Vielleicht sollte ich vorab zumindest kurz andeuten, warum ich mich auf diese Weise mit Karl Steinbuch beschäftige: keineswegs deshalb, um seine Verdienste in der Informatik zu schmälern, sondern um auf ein wichtiges, vielleicht sogar einmal im Superlativ ausgedrückt: das für die Zukunft der Technik wichtigste Arbeitsfeld am KIT hinzuweisen, die Beschäftigung mit den gesellschaftlichen Rahmenbedingungen ihres Gelingens oder Scheiterns. Technik scheitert nicht an ihrem Wirkungsgrad, sondern ihrer fehlenden Akzeptanz, und die hat keineswegs zuerst mit einem optimalen Wirkungsgrad zu tun, sondern mit einem dem Techniker höchst verdächtigen Wesen: dem Techniknutzer. Ich werde Ihnen zunächst Steinbuch als Visionär und Gesellschaftskritiker vorstellen, dann auf einige seiner Technikutopien eingehen, deren argumentatives Muster das des Schalterumlegens ist. Abschließend mache ich einige Bemerkungen zur Wirklichkeit unserer Informationsgesellschaft, die sich im Gegensatz zu Steinbuchs Utopie durch eine Nutzeranwendungswelle von unten durchgesetzt hat, nicht als von Informatikern verordnete, von Politikern umgesetzte autoritäre Rationalität. Danach ist Raum zur Diskussion.

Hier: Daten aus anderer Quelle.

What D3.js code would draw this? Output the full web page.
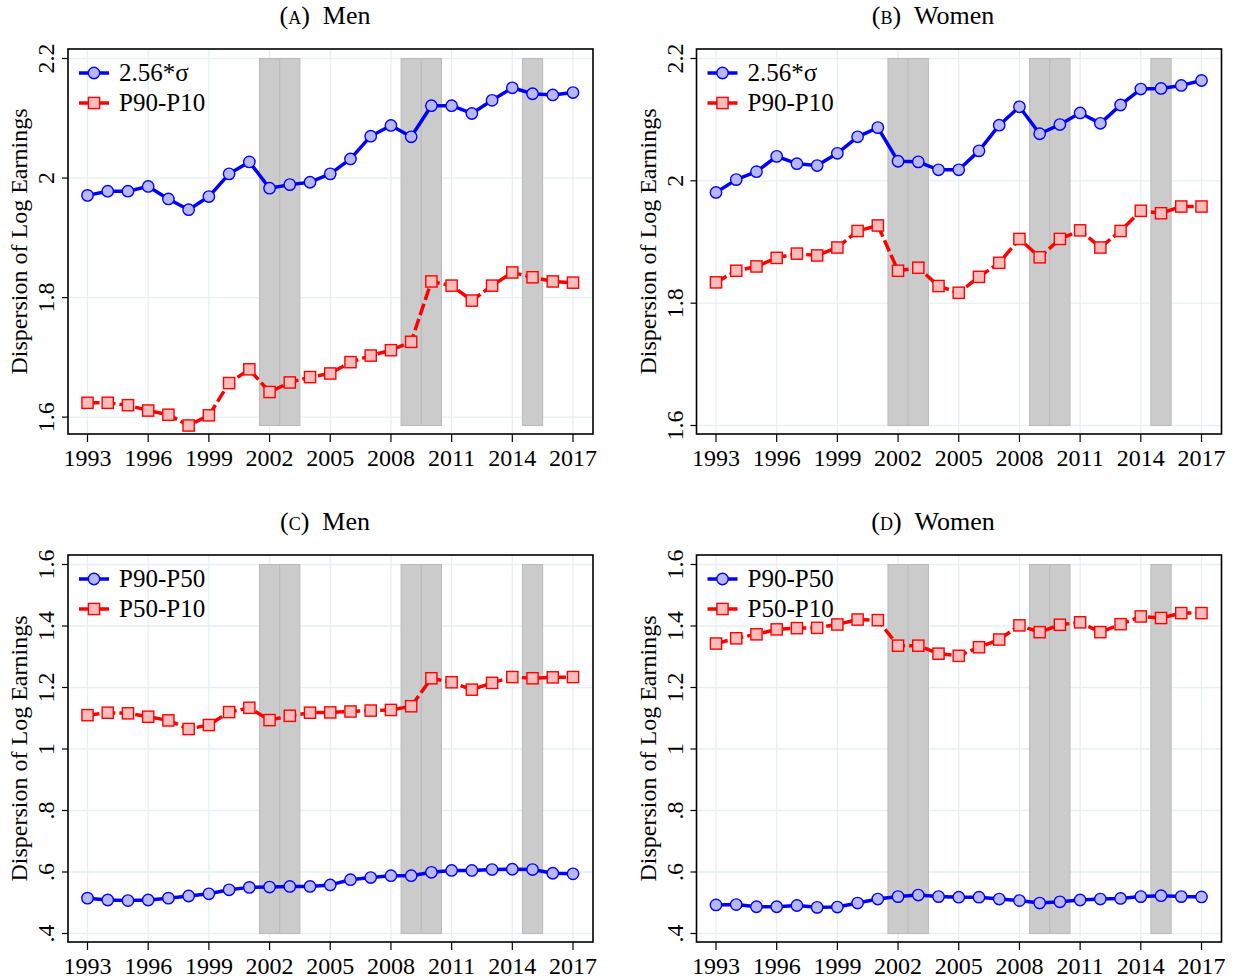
<!DOCTYPE html>
<html>
<head>
<meta charset="utf-8">
<script src="https://cdn.jsdelivr.net/npm/d3@7"></script>
<style>
  html, body { margin: 0; padding: 0; background: #fff; }
  svg text { font-family: "Liberation Serif", "DejaVu Serif", serif; fill: #000; }
</style>
</head>
<body>
<svg id="chart" width="1234" height="979"></svg>
<script>
// Survey years on the horizontal axis
const years = [1993, 1994, 1995, 1996, 1997, 1998, 1999, 2000, 2001, 2002, 2003, 2004, 2005,
               2006, 2007, 2008, 2009, 2010, 2011, 2012, 2013, 2014, 2015, 2016, 2017];
const xTickYears = [1993, 1996, 1999, 2002, 2005, 2008, 2011, 2014, 2017];

// Overall dispersion: 2.56 x standard deviation and P90-P10 gap
const menSd      = [1.971, 1.978, 1.978, 1.986, 1.965, 1.947, 1.969, 2.007, 2.027, 1.983, 1.989, 1.993, 2.007,
                    2.032, 2.070, 2.088, 2.069, 2.121, 2.121, 2.108, 2.130, 2.151, 2.141, 2.139, 2.143];
const menP90P10  = [1.624, 1.624, 1.620, 1.611, 1.604, 1.586, 1.603, 1.657, 1.680, 1.642, 1.658, 1.667, 1.673,
                    1.692, 1.703, 1.712, 1.726, 1.827, 1.820, 1.795, 1.820, 1.842, 1.834, 1.827, 1.825];
const womenSd    = [1.981, 2.002, 2.015, 2.040, 2.028, 2.025, 2.045, 2.072, 2.087, 2.032, 2.031, 2.018, 2.018,
                    2.049, 2.091, 2.121, 2.077, 2.092, 2.111, 2.094, 2.124, 2.150, 2.151, 2.156, 2.164];
const womenP90P10 = [1.834, 1.853, 1.860, 1.874, 1.881, 1.878, 1.891, 1.918, 1.927, 1.853, 1.858, 1.828, 1.817,
                     1.843, 1.866, 1.905, 1.875, 1.905, 1.919, 1.891, 1.918, 1.951, 1.947, 1.958, 1.958];

// Upper and lower tail inequality
const menP90P50  = [0.515, 0.509, 0.507, 0.509, 0.515, 0.522, 0.529, 0.542, 0.550, 0.551, 0.553, 0.553, 0.558,
                    0.575, 0.582, 0.588, 0.588, 0.599, 0.605, 0.605, 0.608, 0.609, 0.608, 0.596, 0.594];
const menP50P10  = [1.110, 1.118, 1.116, 1.105, 1.093, 1.065, 1.078, 1.120, 1.134, 1.094, 1.108, 1.118, 1.119,
                    1.122, 1.125, 1.127, 1.139, 1.230, 1.217, 1.193, 1.215, 1.234, 1.230, 1.233, 1.234];
const womenP90P50 = [0.493, 0.494, 0.487, 0.487, 0.491, 0.485, 0.486, 0.499, 0.512, 0.520, 0.525, 0.520, 0.518,
                     0.518, 0.512, 0.507, 0.499, 0.503, 0.509, 0.512, 0.514, 0.520, 0.523, 0.520, 0.519];
const womenP50P10 = [1.343, 1.360, 1.373, 1.389, 1.393, 1.394, 1.405, 1.421, 1.419, 1.336, 1.336, 1.310, 1.303,
                     1.331, 1.356, 1.402, 1.380, 1.404, 1.412, 1.380, 1.406, 1.431, 1.426, 1.442, 1.442];

// Recession bands (start, end) in years
const recessions = [[2001.5, 2002.5], [2002.5, 2003.5], [2008.5, 2009.5], [2009.5, 2010.5], [2014.5, 2015.5]];

const yTicksTop = [1.6, 1.8, 2.0, 2.2];
const yTicksBottom = [0.4, 0.6, 0.8, 1.0, 1.2, 1.4, 1.6];

const panels = [
  { letter: "a", name: "Men",   col: 0, row: 0, ticks: yTicksTop,
    series: [{ label: "2.56*σ", values: menSd, kind: "circle" }, { label: "P90-P10", values: menP90P10, kind: "square" }] },
  { letter: "b", name: "Women", col: 1, row: 0, ticks: yTicksTop,
    series: [{ label: "2.56*σ", values: womenSd, kind: "circle" }, { label: "P90-P10", values: womenP90P10, kind: "square" }] },
  { letter: "c", name: "Men",   col: 0, row: 1, ticks: yTicksBottom,
    series: [{ label: "P90-P50", values: menP90P50, kind: "circle" }, { label: "P50-P10", values: menP50P10, kind: "square" }] },
  { letter: "d", name: "Women", col: 1, row: 1, ticks: yTicksBottom,
    series: [{ label: "P90-P50", values: womenP90P50, kind: "circle" }, { label: "P50-P10", values: womenP50P10, kind: "square" }] }
];

// Layout
const colFrames = [[68, 593], [696.5, 1221.5]];
const rowFrames = [[49, 434], [555, 942]];
const titleX = [325, 933];
const titleY = [24, 530];

const styles = {
  circle: { stroke: "#0000ff", fill: "#b8b8f8", dash: null },
  square: { stroke: "#ff0000", fill: "#fbbcbc", dash: "12,4" }
};
const gridColor = "#e6eff1";
const shadeFill = "#cbcbcb";
const shadeStroke = "#bababa";

const fmt = v => {
  let s = d3.format("~g")(+v.toFixed(2));
  return s.startsWith("0.") ? s.slice(1) : s;
};

const svg = d3.select("#chart");

panels.forEach(p => {
  const [x0, x1] = colFrames[p.col];
  const [y0, y1] = rowFrames[p.row];
  const g = svg.append("g");

  const allVals = p.series.flatMap(s => s.values);
  const axisMin = d3.min(p.ticks), axisMax = d3.max(p.ticks);
  const lo = Math.min(axisMin, d3.min(allVals));
  const hi = Math.max(axisMax, d3.max(allVals));

  const x = d3.scaleLinear().domain([1993, 2017]).range([x0 + 19.5, x1 - 20]);
  const y = d3.scaleLinear().domain([lo, hi]).range([y1 - 8.5, y0 + 9.5]);

  // Title
  const t = g.append("text")
    .attr("x", titleX[p.col]).attr("y", titleY[p.row])
    .attr("text-anchor", "middle").style("font-size", "26px");
  t.append("tspan").text("(");
  t.append("tspan").style("font-variant", "small-caps").text(p.letter);
  t.append("tspan").text(")\u2002" + p.name);

  // Grid lines
  g.append("g").selectAll("line").data(p.ticks).join("line")
    .attr("x1", x0).attr("x2", x1)
    .attr("y1", d => y(d)).attr("y2", d => y(d))
    .attr("stroke", gridColor).attr("stroke-width", 1.3);
  g.append("g").selectAll("line").data(xTickYears).join("line")
    .attr("x1", d => x(d)).attr("x2", d => x(d))
    .attr("y1", y0).attr("y2", y1)
    .attr("stroke", gridColor).attr("stroke-width", 1.3);

  // Recession shading
  g.append("g").selectAll("rect").data(recessions).join("rect")
    .attr("x", d => x(d[0])).attr("width", d => x(d[1]) - x(d[0]))
    .attr("y", y(axisMax)).attr("height", y(lo) - y(axisMax))
    .attr("fill", shadeFill).attr("stroke", shadeStroke).attr("stroke-width", 1);

  // Series lines and markers
  p.series.forEach(s => {
    const st = styles[s.kind];
    const pts = years.map((yr, i) => [yr, s.values[i]]);
    g.append("path")
      .attr("d", d3.line().x(d => x(d[0])).y(d => y(d[1]))(pts))
      .attr("fill", "none").attr("stroke", st.stroke).attr("stroke-width", 3.5)
      .attr("stroke-linejoin", "round")
      .attr("stroke-dasharray", st.dash);
  });
  p.series.forEach(s => {
    const st = styles[s.kind];
    const pts = years.map((yr, i) => [yr, s.values[i]]);
    const mg = g.append("g");
    if (s.kind === "circle") {
      mg.selectAll("circle").data(pts).join("circle")
        .attr("cx", d => x(d[0])).attr("cy", d => y(d[1])).attr("r", 5.7)
        .attr("fill", st.fill).attr("stroke", st.stroke).attr("stroke-width", 1.4);
    } else {
      mg.selectAll("rect").data(pts).join("rect")
        .attr("x", d => x(d[0]) - 5.6).attr("y", d => y(d[1]) - 5.6)
        .attr("width", 11.2).attr("height", 11.2)
        .attr("fill", st.fill).attr("stroke", st.stroke).attr("stroke-width", 1.4);
    }
  });

  // Frame
  g.append("rect").attr("x", x0).attr("y", y0).attr("width", x1 - x0).attr("height", y1 - y0)
    .attr("fill", "none").attr("stroke", "#000").attr("stroke-width", 1.6);

  // Y axis: outward ticks and rotated labels
  const ya = g.append("g");
  ya.selectAll("line").data(p.ticks).join("line")
    .attr("x1", x0 - 6).attr("x2", x0).attr("y1", d => y(d)).attr("y2", d => y(d))
    .attr("stroke", "#000").attr("stroke-width", 1.2);
  ya.selectAll("text").data(p.ticks).join("text")
    .attr("transform", d => `translate(${x0 - 14},${y(d)}) rotate(-90)`)
    .attr("text-anchor", "middle").style("font-size", "24px")
    .text(d => fmt(d));

  // X axis: ticks and labels
  const xa = g.append("g");
  xa.selectAll("line").data(xTickYears).join("line")
    .attr("x1", d => x(d)).attr("x2", d => x(d)).attr("y1", y1).attr("y2", y1 + 8)
    .attr("stroke", "#000").attr("stroke-width", 1.2);
  xa.selectAll("text").data(xTickYears).join("text")
    .attr("x", d => x(d)).attr("y", y1 + 32)
    .attr("text-anchor", "middle").style("font-size", "24px")
    .text(d => d);

  // Axis title
  g.append("text")
    .attr("transform", `translate(${x0 - 41},${(y0 + y1) / 2}) rotate(-90)`)
    .attr("text-anchor", "middle").style("font-size", "24px")
    .text("Dispersion of Log Earnings");

  // Legend
  p.series.forEach((s, i) => {
    const st = styles[s.kind];
    const ly = y0 + 24 + i * 30;
    const lg = g.append("g");
    lg.append("line").attr("x1", x0 + 11).attr("x2", x0 + 41).attr("y1", ly).attr("y2", ly)
      .attr("stroke", st.stroke).attr("stroke-width", 3.5);
    if (s.kind === "circle") {
      lg.append("circle").attr("cx", x0 + 26).attr("cy", ly).attr("r", 5.7)
        .attr("fill", st.fill).attr("stroke", st.stroke).attr("stroke-width", 1.4);
    } else {
      lg.append("rect").attr("x", x0 + 20.4).attr("y", ly - 5.6).attr("width", 11.2).attr("height", 11.2)
        .attr("fill", st.fill).attr("stroke", st.stroke).attr("stroke-width", 1.4);
    }
    lg.append("text").attr("x", x0 + 51).attr("y", ly + 8).style("font-size", "25px").text(s.label);
  });
});
</script>
</body>
</html>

Prof. Dr. Rolf-Ulrich Kunze, Institut für Geschichte, Karlsruher Institut für Technologie (KIT)
[1] Henry Ford, in: The York Times, 29. Oktober 1921. Das folgende nach R.-U. K., Global History und Weltgeschichte. Quellen, Zusammenhänge, Perspektiven, Stuttgart 2017, S. 124-132.